SFRP1 is an important negative regulator of the WNT pathway in human breast cancer.
SFRP1 is an important molecule of the WNT pathway. We were one of the first research group to characterize an SFRP1-specific antibody and showed that SFRP1 protein is completely or almost completely lost in more than 80% of all breast carcinomas (Klopocki et al.: Abstract*). In this project we could further show that loss of SFRP1 occurs early in breast cancer development: Tissue of patients with ductal carcinoma in situ (DCIS) already shows similarly high rates of SFRP1 loss as invasive ductal breast carcinoma (IDC).
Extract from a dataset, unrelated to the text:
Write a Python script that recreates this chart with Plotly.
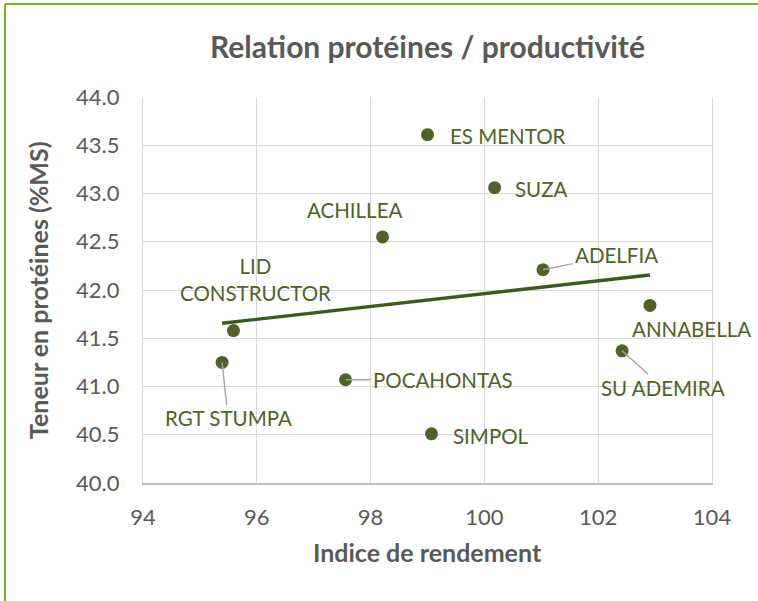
import numpy as np
import plotly.graph_objects as go

# ---- data ----
varieties = ["ES MENTOR", "SUZA", "ACHILLEA", "ADELFIA", "LID<br>CONSTRUCTOR",
             "ANNABELLA", "SU ADEMIRA", "POCAHONTAS", "RGT STUMPA", "SIMPOL"]
rendement = [99.0, 100.18, 98.21, 101.03, 95.59, 102.91, 102.42, 97.56, 95.39, 99.07]
proteines = [43.61, 43.06, 42.55, 42.21, 41.58, 41.84, 41.37, 41.07, 41.25, 40.51]

# label placement (pixel offsets from the point) and whether a leader line is drawn
label_dx = [80, 47, -28, 73, 22, 42, 41, 97, 6, 60]
label_dy = [1, 1, -27, -15, -51, 24, 37, 0, 56, 2]
leader = [False, False, False, True, False, False, True, True, True, False]

x_ticks = [94, 96, 98, 100, 102, 104]
y_ticks = [40.0, 40.5, 41.0, 41.5, 42.0, 42.5, 43.0, 43.5, 44.0]

W, H = 758, 601
ML, MR, MT, MB = 143, 46, 97, 118
PW, PH = W - ML - MR, H - MT - MB

def px_x(p):
    return (p - ML) / PW

def px_y(p):
    return (H - MB - p) / PH

DOT = "#4F6228"
LINE = "#3A5A1E"
GRAY = "#595959"
FONT = "Lato"

# linear trend
slope, intercept = np.polyfit(rendement, proteines, 1)
tx = [min(rendement), max(rendement)]
ty = [slope * v + intercept for v in tx]

fig = go.Figure()
fig.add_trace(go.Scatter(x=tx, y=ty, mode="lines",
                         line=dict(color=LINE, width=3.4), hoverinfo="skip"))
fig.add_trace(go.Scatter(x=rendement, y=proteines, mode="markers",
                         marker=dict(color=DOT, size=13, line=dict(width=0)),
                         text=varieties, cliponaxis=False))

annotations = []
for name, x, y, dx, dy, ld in zip(varieties, rendement, proteines, label_dx, label_dy, leader):
    base = dict(x=x, y=y, xref="x", yref="y", text=name,
                font=dict(family=FONT, size=20.5, color=DOT), align="center")
    if ld:
        base.update(showarrow=True, ax=dx, ay=dy, arrowhead=0, arrowwidth=1.4,
                    arrowcolor="#A6A6A6", standoff=0)
    else:
        base.update(showarrow=False, xshift=dx, yshift=-dy)
    annotations.append(base)

annotations.append(dict(text="<b>Indice de rendement</b>", xref="paper", yref="paper",
                        x=0.5, y=px_y(552), xanchor="center", yanchor="middle",
                        showarrow=False,
                        font=dict(family=FONT, size=25, color=GRAY)))
annotations.append(dict(text="<b>Teneur en protéines (%MS)</b>", xref="paper", yref="paper",
                        x=px_x(38), y=0.5, xanchor="center", yanchor="middle",
                        showarrow=False, textangle=-90,
                        font=dict(family=FONT, size=25, color=GRAY)))

shapes = [
    dict(type="line", xref="paper", yref="paper", x0=px_x(5), x1=px_x(W + 5),
         y0=px_y(4), y1=px_y(4), line=dict(color="#72B51F", width=2)),
    dict(type="line", xref="paper", yref="paper", x0=px_x(5), x1=px_x(5),
         y0=px_y(4), y1=px_y(H + 5), line=dict(color="#72B51F", width=2)),
]

fig.update_layout(
    width=W, height=H,
    margin=dict(l=ML, r=MR, t=MT, b=MB),
    paper_bgcolor="white", plot_bgcolor="white",
    showlegend=False,
    title=dict(text="<b>Relation protéines / productivité</b>", x=0.5, xref="paper",
               xanchor="center", y=1 - 47 / H, yanchor="middle",
               font=dict(family=FONT, size=30, color=GRAY)),
    xaxis=dict(range=[94, 104], tickvals=x_ticks, ticktext=[str(v) for v in x_ticks],
               showgrid=True, gridcolor="#D9D9D9", gridwidth=1.3,
               showline=True, linecolor="#BFBFBF", linewidth=1.5, mirror=False,
               zeroline=False, ticks="", ticklabelstandoff=14,
               tickfont=dict(family=FONT, size=22, color=GRAY)),
    yaxis=dict(range=[40, 44], tickvals=y_ticks, ticktext=[f"{v:.1f}" for v in y_ticks],
               showgrid=True, gridcolor="#D9D9D9", gridwidth=1.3,
               showline=True, linecolor="#D9D9D9", linewidth=1.3, mirror=True,
               zeroline=False, ticks="", ticklabelstandoff=18,
               tickfont=dict(family=FONT, size=22, color=GRAY)),
    annotations=annotations,
    shapes=shapes,
)

fig.write_html("out.html", config={"displayModeBar": False},
               post_script="document.body.style.margin='0';")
Our research group was the first to describe that SFRP1 is a class II tumor suppressor gene (C2TSG) in human breast cancer (Veeck et al.: Abstract*). In the course of tumor development, aberrant methylation of cytosine residues often occurs in the promoter region of tumor suppressor genes. This promoter DNA methylation leads to gene being switched off ("silenced”). We found this epigenetic change in the SFRP1 promoter region in 61% of breast cancer patients analyzed (n=130) and we could show that it is responsible for the transcriptional loss of SFRP1. Beyond that, no gene inactivating mutations were found so that aberrant SFRP1 promoter methylation appears to be the fundamental molecular mechanism of SFRP1 gene silencing in breast cancer. Interestingly, SFRP1 promoter methylation was significantly associated with a shortened overall survival of patients (Veeck et al.: Abstract*).